• Aim of the exercise: Your copy of the material below should match it exactly, except that it holds no pictures.

__________________________________________________

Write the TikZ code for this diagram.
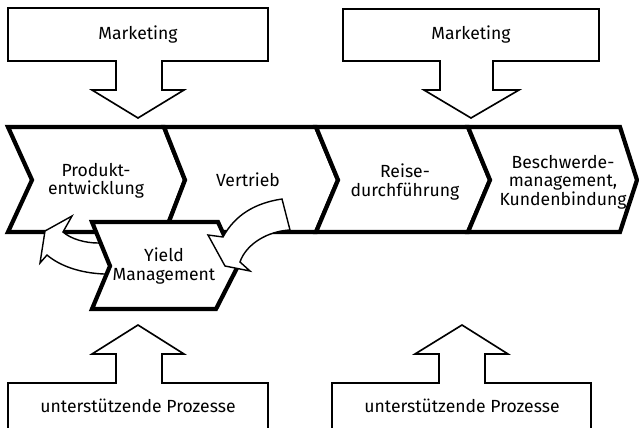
\documentclass[tikz,border=0pt]{standalone}
\usepackage{fontspec}
\setmainfont{Fira Sans}
\begin{document}
\begin{tikzpicture}[x=0.3mm,y=-0.3mm,
  lbl/.style={font=\fontsize{15}{15.8}\selectfont, align=center, inner sep=0pt},
  blockshape/.style={draw=black, fill=white, line width=1.4pt, line join=miter},
  bandshape/.style={draw=black, fill=white, line width=3.6pt, line join=miter},
  curvedarrow/.style={draw=black, fill=white, line width=1.2pt, line join=miter}
]
\useasboundingbox (0,0) rectangle (639,427);
\clip (0,0) rectangle (639,427);

% Marketing block arrows
\path[blockshape] (8,8) -- (268,8) -- (268,61) -- (162,61) -- (162,90) -- (184,90) -- (138,118)
  -- (92,90) -- (116,90) -- (116,61) -- (8,61) -- cycle;
\path[blockshape] (343,9) -- (599,9) -- (599,61) -- (493,61) -- (493,90) -- (519,90) -- (471,118)
  -- (424,90) -- (440,90) -- (440,61) -- (343,61) -- cycle;
\node[lbl] (mk1) at (138,35) {Marketing};
\node[lbl] (mk2) at (471,35) {Marketing};

% support processes block arrows
\path[blockshape] (8,440) -- (8,383) -- (116,383) -- (116,354) -- (92,354) -- (138,325)
  -- (184,354) -- (162,354) -- (162,383) -- (268,383) -- (268,440);
\path[blockshape] (332,440) -- (332,383) -- (439,383) -- (439,354) -- (415,354) -- (462,325)
  -- (508,354) -- (485,354) -- (485,383) -- (591,383) -- (591,440);
\node[lbl] (up1) at (138,406) {unterstützende Prozesse};
\node[lbl] (up2) at (462,406) {unterstützende Prozesse};

% value chain band
\path[bandshape] (8,127) -- (164,127) -- (185,180) -- (165,232) -- (8,232) -- (32,180) -- cycle;
\path[bandshape] (164,127) -- (316,127) -- (338,180) -- (316,232) -- (165,232) -- (185,180) -- cycle;
\path[bandshape] (316,127) -- (468,127) -- (490,180) -- (468,232) -- (316,232) -- (338,180) -- cycle;
\path[bandshape] (468,127) -- (620,127) -- (637,180) -- (620,232) -- (468,232) -- (490,180) -- cycle;
\node[lbl] (c1) at (96,181) {Produkt-\\entwicklung};
\node[lbl] (c2) at (248,180) {Vertrieb};
\node[lbl] (c3) at (405,182) {Reise-\\durchführung};
\node[lbl] (c4) at (563,182) {Beschwerde-\\management,\\Kundenbindung};

% left curved arrow (behind yield box)
\path[curvedarrow] (106,244) -- (98,243) .. controls (85,243) and (71,239) .. (63,232)
  -- (72,216) -- (45,231) -- (40,263) -- (47,255)
  .. controls (60,266) and (80,273) .. (104,274) -- (112,274) -- cycle;

% yield management
\path[bandshape] (92,222) -- (218,222) -- (238,266) -- (216,309) -- (92,309) -- (110,266) -- cycle;
\node[lbl] (ym) at (164,266) {Yield\\Management};

% right curved arrow (in front)
\path[curvedarrow] (282,199) -- (290,230) .. controls (268,231) and (246,244) .. (240,262)
  -- (250,271) -- (225,266) -- (208,235) -- (223,237)
  .. controls (235,215) and (255,203) .. (282,199) -- cycle;
\end{tikzpicture}
\end{document}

__________________________________________________

• Task answer:
Write the TikZ code for this diagram.
\documentclass[tikz,border=0pt]{standalone}
\usepackage{fontspec}
\setmainfont{Fira Sans}
\begin{document}
\begin{tikzpicture}[x=0.3mm,y=-0.3mm,
  lbl/.style={font=\fontsize{15}{15.8}\selectfont, align=center, inner sep=0pt},
  blockshape/.style={draw=black, fill=white, line width=1.4pt, line join=miter},
  bandshape/.style={draw=black, fill=white, line width=3.6pt, line join=miter},
  curvedarrow/.style={draw=black, fill=white, line width=1.2pt, line join=miter}
]
\useasboundingbox (0,0) rectangle (639,427);
\clip (0,0) rectangle (639,427);

% Marketing block arrows
\path[blockshape] (8,8) -- (268,8) -- (268,61) -- (162,61) -- (162,90) -- (184,90) -- (138,118)
  -- (92,90) -- (116,90) -- (116,61) -- (8,61) -- cycle;
\path[blockshape] (343,9) -- (599,9) -- (599,61) -- (493,61) -- (493,90) -- (519,90) -- (471,118)
  -- (424,90) -- (440,90) -- (440,61) -- (343,61) -- cycle;
\node[lbl] (mk1) at (138,35) {Marketing};
\node[lbl] (mk2) at (471,35) {Marketing};

% support processes block arrows
\path[blockshape] (8,440) -- (8,383) -- (116,383) -- (116,354) -- (92,354) -- (138,325)
  -- (184,354) -- (162,354) -- (162,383) -- (268,383) -- (268,440);
\path[blockshape] (332,440) -- (332,383) -- (439,383) -- (439,354) -- (415,354) -- (462,325)
  -- (508,354) -- (485,354) -- (485,383) -- (591,383) -- (591,440);
\node[lbl] (up1) at (138,406) {unterstützende Prozesse};
\node[lbl] (up2) at (462,406) {unterstützende Prozesse};

% value chain band
\path[bandshape] (8,127) -- (164,127) -- (185,180) -- (165,232) -- (8,232) -- (32,180) -- cycle;
\path[bandshape] (164,127) -- (316,127) -- (338,180) -- (316,232) -- (165,232) -- (185,180) -- cycle;
\path[bandshape] (316,127) -- (468,127) -- (490,180) -- (468,232) -- (316,232) -- (338,180) -- cycle;
\path[bandshape] (468,127) -- (620,127) -- (637,180) -- (620,232) -- (468,232) -- (490,180) -- cycle;
\node[lbl] (c1) at (96,181) {Produkt-\\entwicklung};
\node[lbl] (c2) at (248,180) {Vertrieb};
\node[lbl] (c3) at (405,182) {Reise-\\durchführung};
\node[lbl] (c4) at (563,182) {Beschwerde-\\management,\\Kundenbindung};

% left curved arrow (behind yield box)
\path[curvedarrow] (106,244) -- (98,243) .. controls (85,243) and (71,239) .. (63,232)
  -- (72,216) -- (45,231) -- (40,263) -- (47,255)
  .. controls (60,266) and (80,273) .. (104,274) -- (112,274) -- cycle;

% yield management
\path[bandshape] (92,222) -- (218,222) -- (238,266) -- (216,309) -- (92,309) -- (110,266) -- cycle;
\node[lbl] (ym) at (164,266) {Yield\\Management};

% right curved arrow (in front)
\path[curvedarrow] (282,199) -- (290,230) .. controls (268,231) and (246,244) .. (240,262)
  -- (250,271) -- (225,266) -- (208,235) -- (223,237)
  .. controls (235,215) and (255,203) .. (282,199) -- cycle;
\end{tikzpicture}
\end{document}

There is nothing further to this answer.